Bound for the sum of a finite sequence

Question

Consider ${\bf c} = (a,b) \in \mathbb{R}^2$ with $0< \|{\bf c}\| < 1.$ Let $n \in \mathbb{N} $ and define \begin{align*} F_{n}(k) & := \frac{ [a + x_{n}(k)]^2}{ [a + x_{n}(k)]^2 + [b + y_{n}(k)]^2} \end{align*} where $\omega := 2\pi/n,$ $x_{n}(k) := \cos(2 k \pi/n)$ and $y_{n}(k) := \sin(2 k \pi/n).$ The question is to find an upper bound $h = h(n,{\bf c})$ on the sum $S_n$ such that $$ S_n \leq h(n,{\bf c}),$$ where $$S_n =\left( \frac{2 \pi}{n}\right) \sum_{k=0}^{n-1} F_{n}(k).$$ Is there any result that can help to find such a bound ?

Answer 1

One idea is the following:

Let $z_k=x_n(k)+iy_n(k)=e^{ik\omega}$ and $c=a+ib=re^{i\theta}$ with $0<r<1$. Then, $F_n(k)=\cos^2\theta_k,\ 0\le k\le n-1$ where $\theta_k=\angle (z_k+c)$ so that $F_n(k)=\pi+\frac{\pi}{n}\sum_{k=0}^{n-1}\cos 2\theta_k$.

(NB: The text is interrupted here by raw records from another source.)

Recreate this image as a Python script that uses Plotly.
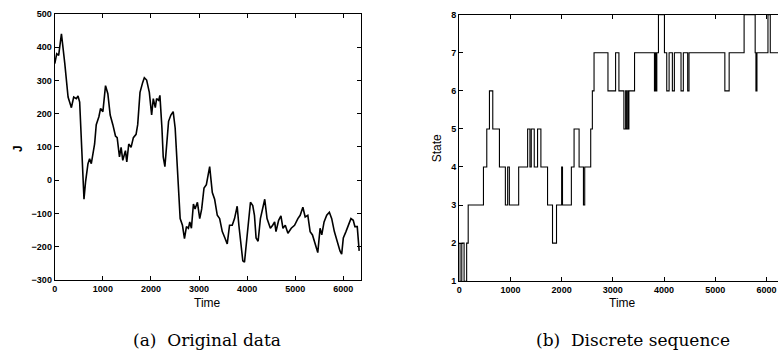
import plotly.graph_objects as go

# ---- (a) Original data ----
time_a = [0, 40, 80, 138, 207, 241, 276, 345, 393, 448, 483, 517, 552, 586, 607, 641, 690, 724, 759,
          828, 862, 917, 952, 1000, 1055, 1103, 1152, 1207, 1262, 1297, 1345, 1379, 1414, 1469, 1497,
          1538, 1586, 1634, 1690, 1724, 1772, 1828, 1862, 1910, 1966, 2014, 2048, 2090, 2117, 2159,
          2186, 2228, 2255, 2290, 2324, 2366, 2414, 2462, 2503, 2538, 2572, 2607, 2655, 2697, 2738,
          2779, 2807, 2841, 2883, 2917, 2966, 3014, 3055, 3103, 3152, 3193, 3221, 3248, 3276, 3324,
          3379, 3428, 3483, 3538, 3586, 3634, 3690, 3738, 3793, 3828, 3869, 3910, 3945, 3986, 4034,
          4069, 4117, 4152, 4186, 4228, 4276, 4324, 4366, 4414, 4483, 4531, 4572, 4600, 4655, 4703,
          4745, 4793, 4848, 4917, 4986, 5055, 5103, 5159, 5207, 5262, 5310, 5359, 5414, 5469, 5517,
          5552, 5600, 5655, 5710, 5759, 5814, 5883, 5931, 5966, 6000, 6055, 6103, 6159, 6207, 6241,
          6290, 6330]
value_a = [350, 380, 375, 440, 352, 294, 250, 218, 250, 245, 253, 235, 118, -18, -57, -3, 50, 65, 50,
           109, 167, 191, 216, 206, 284, 260, 196, 167, 133, 128, 70, 99, 60, 89, 55,
           109, 99, 128, 138, 167, 264, 294, 308, 301, 264, 196, 245, 218, 245, 240,
           255, 157, 70, 41, 99, 177, 196, 206, 157, 70, -18, -115, -135, -175, -139,
           -144, -125, -144, -71, -86, -66, -115, -86, -23, -13, 16, 41, 2, -37, -57,
           -105, -115, -154, -173, -191, -135, -135, -115, -78, -135, -193, -242, -246, -193, -115,
           -66, -76, -105, -173, -183, -115, -81, -57, -115, -144, -135, -125, -154, -120, -107,
           -144, -135, -159, -144, -135, -115, -105, -81, -110, -105, -154, -164, -193, -217, -144,
           -164, -125, -105, -96, -115, -154, -193, -212, -222, -173, -154, -135, -115, -120, -139,
           -139, -212]

# ---- (b) Discrete sequence ----
time_b = [0, 15, 50, 95, 145, 175, 473, 538, 590, 655, 785, 901, 946, 979, 1161, 1336, 1381, 1407,
          1465, 1530, 1595, 1725, 1822, 1900, 2000, 2017, 2190, 2243, 2341, 2426, 2451, 2568, 2600,
          2633, 2905, 3054, 3119, 3216, 3250, 3265, 3290, 3300, 3314, 3424, 3813, 3830, 3846, 3859,
          3891, 4008, 4053, 4099, 4163, 4202, 4332, 4377, 4462, 4488, 5188, 5272, 5564, 5780, 5795,
          5815, 6030, 6075, 6360]
state_b = [2, 1, 2, 1, 2, 3, 4, 5, 6, 5, 4, 3, 4, 3, 4, 5, 4, 5,
           4, 5, 4, 3, 2, 3, 4, 3, 4, 5, 4, 3, 4, 5, 6,
           7, 6, 7, 6, 5, 6, 5, 6, 5, 6, 7, 6, 7, 6, 7,
           8, 7, 6, 7, 6, 7, 6, 7, 6, 7, 6, 7, 8, 7, 6,
           7, 8, 7, 7]

x_ticks = [0, 1000, 2000, 3000, 4000, 5000, 6000]
y_ticks_a = [-300, -200, -100, 0, 100, 200, 300, 400, 500]
y_ticks_b = [1, 2, 3, 4, 5, 6, 7, 8]

W, H = 778, 364
def px(x):
    return x / W
def py(y):
    return 1 - y / H

fig = go.Figure()
fig.add_trace(go.Scatter(x=time_a, y=value_a, mode="lines",
                         line=dict(color="black", width=1.6), xaxis="x", yaxis="y",
                         showlegend=False, hoverinfo="skip"))
fig.add_trace(go.Scatter(x=time_b, y=state_b, mode="lines",
                         line=dict(color="black", width=1.1, shape="hv"), xaxis="x2", yaxis="y2",
                         showlegend=False, hoverinfo="skip"))

tickfont = dict(family="Liberation Sans, Arial, sans-serif", size=9, color="black", weight="bold")
common = dict(showgrid=False, zeroline=False, showline=True, linecolor="black", linewidth=1.2,
              ticks="inside", ticklen=4, tickcolor="black", tickwidth=1, tickfont=tickfont)

fig.update_layout(
    width=W, height=H, margin=dict(l=0, r=0, t=0, b=0),
    paper_bgcolor="white", plot_bgcolor="white",
    xaxis=dict(domain=[px(52), px(359)], range=[0, 6360], tickvals=x_ticks,
               anchor="y", mirror="ticks", **common),
    yaxis=dict(domain=[py(283), py(9)], range=[-300, 500], tickvals=y_ticks_a,
               anchor="x", mirror="ticks", **common),
    xaxis2=dict(domain=[px(458), 1.0], range=[0, 6226], tickvals=x_ticks,
                anchor="y2", mirror="ticks", **common),
    yaxis2=dict(domain=[py(284), py(10)], range=[1, 8], tickvals=y_ticks_b,
                anchor="x2", mirror=False, **common),
)

labfont = dict(family="Liberation Sans, Arial, sans-serif", size=12, color="black")
capfont = dict(family="DejaVu Serif, Liberation Serif, serif", size=17, color="black")
fig.add_annotation(x=px(205), y=py(306), xref="paper", yref="paper", text="Time",
                   showarrow=False, font=labfont, xanchor="center", yanchor="middle")
fig.add_annotation(x=px(622), y=py(306), xref="paper", yref="paper", text="Time",
                   showarrow=False, font=labfont, xanchor="center", yanchor="middle")
fig.add_annotation(x=px(15), y=py(147), xref="paper", yref="paper", text="<b>J</b>",
                   showarrow=False, font=labfont, textangle=-90, xanchor="center", yanchor="middle")
fig.add_annotation(x=px(436), y=py(147), xref="paper", yref="paper", text="State",
                   showarrow=False, font=labfont, textangle=-90, xanchor="center", yanchor="middle")
fig.add_annotation(x=px(205), y=py(344), xref="paper", yref="paper", text="(a)  Original data",
                   showarrow=False, font=capfont, xanchor="center", yanchor="middle")
fig.add_annotation(x=px(632), y=py(344), xref="paper", yref="paper", text="(b)  Discrete sequence",
                   showarrow=False, font=capfont, xanchor="center", yanchor="middle")

fig.write_html("out.html")
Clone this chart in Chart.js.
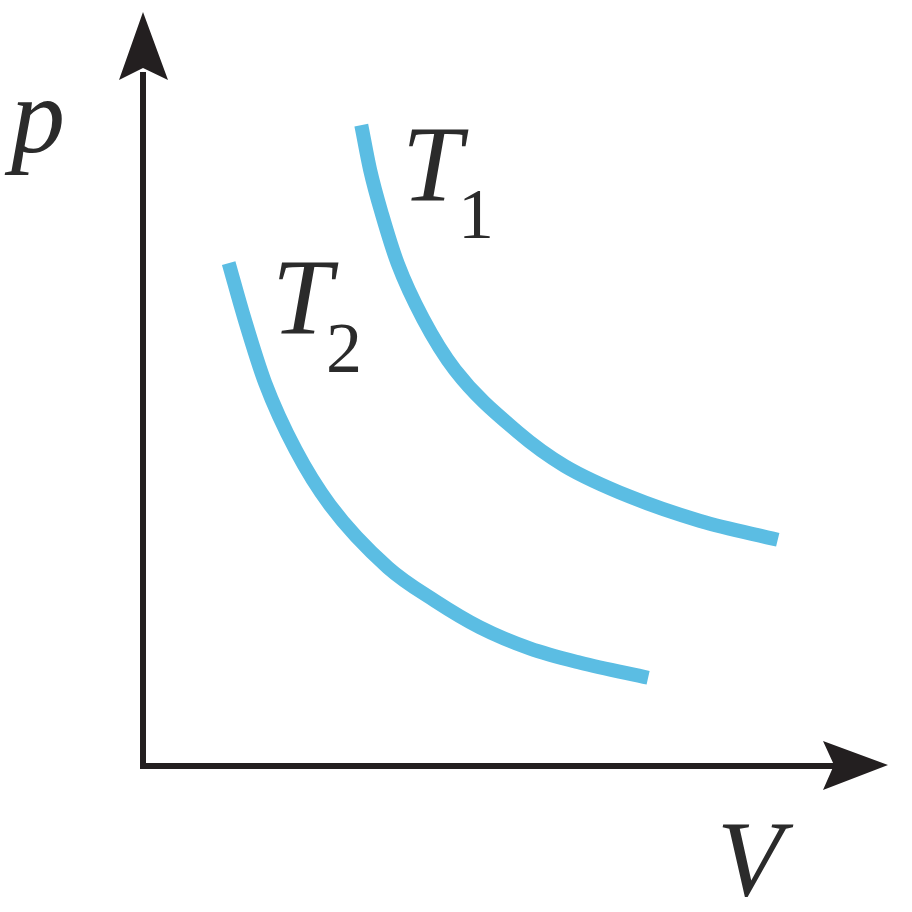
<!DOCTYPE html>
<html>
<head>
<meta charset="utf-8">
<script src="https://cdn.jsdelivr.net/npm/chart.js@4.4.1/dist/chart.umd.min.js"></script>
<style>
  html, body { margin: 0; padding: 0; background: #fff; }
  #wrap { width: 912px; height: 912px; }
</style>
</head>
<body>
<div id="wrap"><canvas id="grafico"></canvas></div>
<script>
// isotermas (V, p em unidades arbitrárias 0..10)
const volumeT1 = [2.93, 3.05, 3.21, 3.42, 3.76, 4.19, 5.03, 5.66, 6.54, 7.48, 8.52];
const pressaoT1 = [8.50, 7.90, 7.31, 6.66, 5.93, 5.25, 4.43, 3.98, 3.57, 3.25, 3.00];
const volumeT2 = [1.15, 1.36, 1.64, 2.05, 2.51, 3.29, 3.92, 4.52, 5.19, 5.87, 6.78];
const pressaoT2 = [6.67, 5.94, 5.08, 4.19, 3.46, 2.63, 2.19, 1.84, 1.56, 1.37, 1.17];
const rotulos = ["T1", "T2"];

const pontos = (xs, ys) => xs.map((x, i) => ({ x, y: ys[i] }));

const corCurva = "#5bbde3";
const corEixo = "#231f20";
const fonteSerif = "'Liberation Serif', 'Times New Roman', serif";

// eixos com setas + letras p, V, T1, T2
const desenhos = {
  id: "desenhos",
  afterDraw(chart) {
    const ctx = chart.ctx;
    const a = chart.chartArea;
    const x0 = a.left, y0 = a.bottom;
    ctx.save();
    ctx.strokeStyle = corEixo;
    ctx.fillStyle = corEixo;
    ctx.lineWidth = 6;
    ctx.lineCap = "butt";

    // eixo p
    ctx.beginPath();
    ctx.moveTo(x0, y0 + 3);
    ctx.lineTo(x0, a.top + 60);
    ctx.stroke();
    ctx.beginPath();
    ctx.moveTo(x0, a.top);
    ctx.lineTo(x0 + 25, a.top + 68);
    ctx.lineTo(x0, a.top + 56);
    ctx.lineTo(x0 - 24, a.top + 68);
    ctx.closePath();
    ctx.fill();

    // eixo V
    ctx.beginPath();
    ctx.moveTo(x0 - 3, y0);
    ctx.lineTo(a.right - 50, y0);
    ctx.stroke();
    ctx.beginPath();
    ctx.moveTo(a.right, y0 - 1);
    ctx.lineTo(a.right - 65, y0 + 24);
    ctx.lineTo(a.right - 54, y0 - 1);
    ctx.lineTo(a.right - 65, y0 - 25);
    ctx.closePath();
    ctx.fill();

    // letras
    ctx.fillStyle = "#2b2b2b";
    ctx.textBaseline = "alphabetic";
    ctx.font = "italic 108px " + fonteSerif;
    ctx.fillText("p", 11, 152);
    ctx.fillText("V", 717, 895);

    const sub = (txt, xT, yT, xS, yS) => {
      ctx.font = "italic 108px " + fonteSerif;
      ctx.fillText(txt[0], xT, yT);
      ctx.font = "72px " + fonteSerif;
      ctx.fillText(txt.slice(1), xS, yS);
    };
    sub(rotulos[0], 402, 200, 458, 238);
    sub(rotulos[1], 272, 333, 326, 372);
    ctx.restore();
  }
};

function desenhar() {
  new Chart(document.getElementById("grafico"), {
    type: "scatter",
    data: {
      datasets: [
        {
          label: rotulos[0],
          data: pontos(volumeT1, pressaoT1),
          showLine: true,
          borderColor: corCurva,
          borderWidth: 14,
          borderCapStyle: "butt",
          cubicInterpolationMode: "monotone",
          pointRadius: 0
        },
        {
          label: rotulos[1],
          data: pontos(volumeT2, pressaoT2),
          showLine: true,
          borderColor: corCurva,
          borderWidth: 14,
          borderCapStyle: "butt",
          cubicInterpolationMode: "monotone",
          pointRadius: 0
        }
      ]
    },
    options: {
      responsive: true,
      maintainAspectRatio: false,
      animation: false,
      layout: { padding: { left: 143, right: 24, top: 12, bottom: 146 } },
      scales: {
        x: { type: "linear", min: 0, max: 10, display: false },
        y: { type: "linear", min: 0, max: 10, display: false }
      },
      plugins: {
        legend: { display: false },
        tooltip: { enabled: false }
      }
    },
    plugins: [desenhos]
  });
}

Promise.all([
  document.fonts.load("italic 108px 'Liberation Serif'"),
  document.fonts.load("72px 'Liberation Serif'")
]).then(desenhar, desenhar);
</script>
</body>
</html>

I think this can be helpful in finding some bounds.

Edit: One can note that $\tan\theta_k=\frac{r\sin \theta+\sin k\omega}{r\cos \theta+\cos k\omega}$. Then, $$\cos2\theta_k=\frac{1-\tan^2{\theta_k}}{1+\tan^2\theta_k}=\frac{r^2\cos 2\theta+2r\cos(\theta+k\omega)+\cos2k\omega}{r^2+1+2r\cos(\theta-k\omega)}$$ So, $$S_n=\pi+\frac{\pi}{n}\sum_{k=0}^{n-1}\frac{r^2\cos2\theta+2r\cos(\theta+k\omega)+\cos2k\omega}{r^2+1+2r\cos(\theta-k\omega)}=\pi+\frac{\pi}{n}(A\cdot r^2\cos2\theta+B+C)$$

Now, we can write $$A=\frac{1}{r^2+1+2r\cos(\theta-k\omega)}=\frac{1}{r^2+1}\left(1-a\cos(\theta-k\omega)+a^2\cos^2(\theta-k\omega)+\cdots\right),\ a=\frac{2r}{r^2+1}\\=\frac{1}{r^2+1}\sum_{l=0}^{\infty}(-1)^la^l\cos^l(\theta-k\omega)\\=\frac{1}{r^2+1}\sum_{l=0}^{\infty}\sum_{m=0}^{\lfloor l/2\rfloor}\frac{a^l}{2^l}\binom{l}{2m}\cos((l-2m)(\theta-k\omega))$$ So that $$A=\frac{1}{r^2+1}\sum_{l\ge 0}\left(\frac{a^2}{4}\right)^{l}\binom{2l}{l}\\=\frac{1}{r^2+1}\frac{d}{dx}\left(xC(x)\right)\mid_{x=a^2/4}$$ where $C(x)$ is the generating function of Catalan numbers. Hence $\displaystyle xC(x)=(1-\sqrt{1-4x})/2\implies A=\frac{1}{(r^2+1)\sqrt{1-a^2}}=\frac{1}{1-r^2}$ With similar manipulation one can attempt to find exact expressions for $B,C$ and can find a suitable upper bound of $S_n$, though I guess those exact expressions will not be easy to handle.